Choosing a small area where you do not have high expectations or "attachments" will
make this process much easier.
- Give yourself blanket permission to ask for what you need. This means that you
can ask for anything you might need period.
- Consider your chosen area and come up with one thing you need. Again, by making
it a small need, you increase the likelihood of success with this exercise.
- Ignore any internal dialogue about whether you "should or should not" be able to
get this need met. The larger and more significant the item that you need, the more
likely you'll run right into this voice. For now, just thank the voice (thought,
feeling, etc.) for the feedback and move on.
- Identify one person who can meet or exceed your specific need. If this is a
friend who is willing to support you, then tell your friend what you are doing and
ask for their support as you gain practice in the skill of asking.
- Ask. Taking the action step is essential here.
- Review what you experienced, felt, and learned about yourself and others during
this process. Was it easy or hard? Fun or challenging? Emotionally draining or up-lifting?
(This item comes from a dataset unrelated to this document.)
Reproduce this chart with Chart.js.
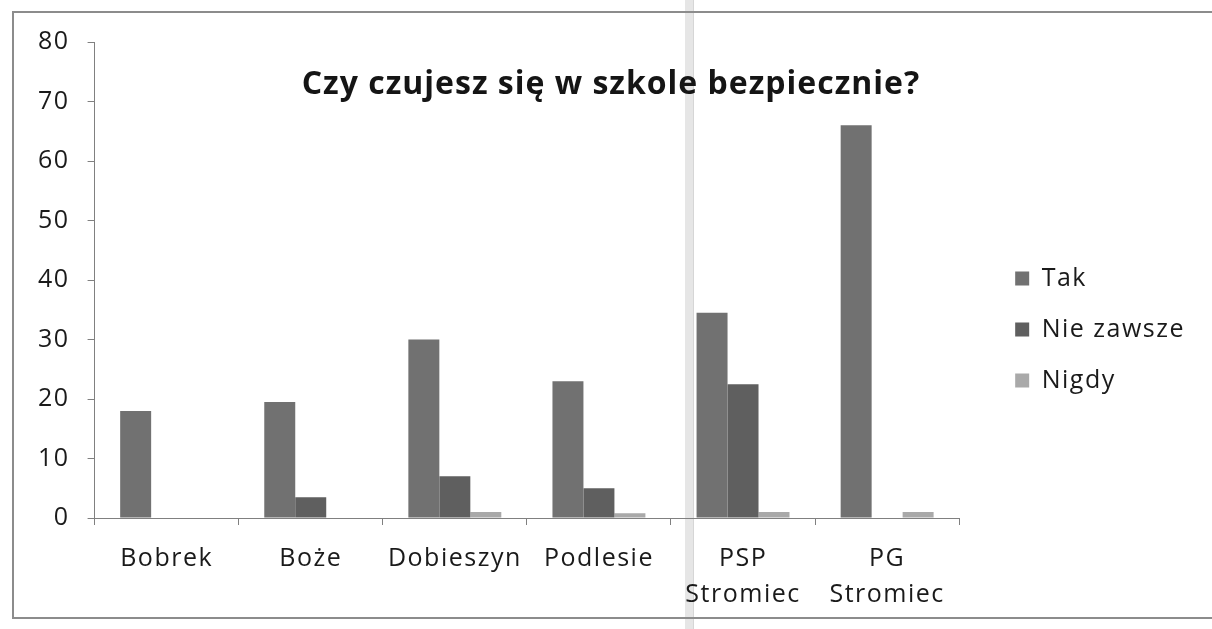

- Practice again and again and again. You may find yourself surprised at how easy
it becomes asking for what you need.
One final word here asking for something and receiving what you've asked for are
not the same thing. Be willing to not get what you want while at the same time
being focused on the skill of asking. Over time, you will gain clarity about what
is really important to you as well as what really doesn't matter. Just keep practicing.